- Film poster
- Directed by: Hannaleena Hauru
- Screenplay by: Hannaleena Hauru; Lasse Poser;
- Produced by: Emilia Haukka; Jussi Rantamäki;
- Starring: Hannaleena Hauru; Lasse Poser; Samuel Kujala; Pietu Wikström; Sara Melleri; Hanna-Kaisa Tiainen;
- Production company: Aamu Film Company
- Release date: September 8, 2020 (Venice Film Festival);
- Running time: 102 min.
- Country: Finland
- Language: Finnish

= Fucking with Nobody =

2020 comedy film

Fucking with Nobody is a 2020 Finnish comedy film directed by Hannaleena Hauru from a screenplay by Hauru and Lasse Poser. The film stars Hannaleena Hauru, Lasse Poser, Samuel Kujala, Pietu Wikström, Sara Melleri, Hanna-Kaisa Tiainen, Jussi Lankoski, Anna Kuusamo and Tanja Heinänen.

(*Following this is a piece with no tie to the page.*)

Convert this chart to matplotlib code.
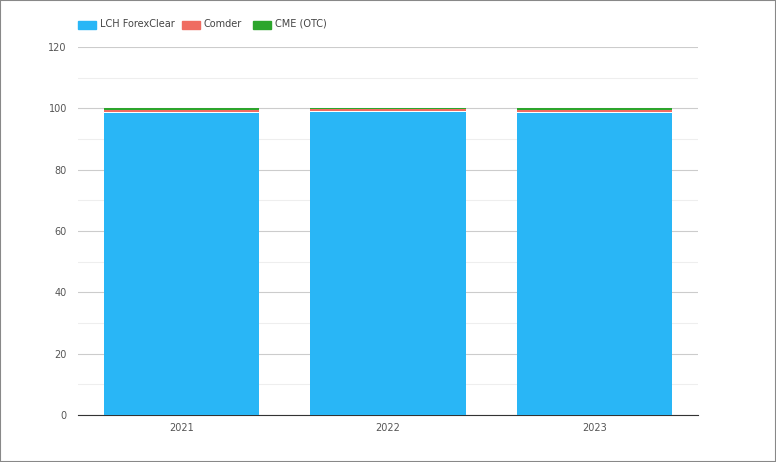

The film has its worldwide premiere at the 77th Venice International Film Festival on September 8, 2020, as part of the Biennale College Cinema program.

==Cast==
The cast include:
- Hannaleena Hauru
- Lasse Poser
- Samuel Kujala
- Pietu Wikström
- Sara Melleri
- Hanna-Kaisa Tiainen
- Jussi Lankoski
- Anna Kuusamo
- Tanja Heinänen

==Release==
On February 12, 2021 it was announced that the film would have its U.S. premiere at SXSW.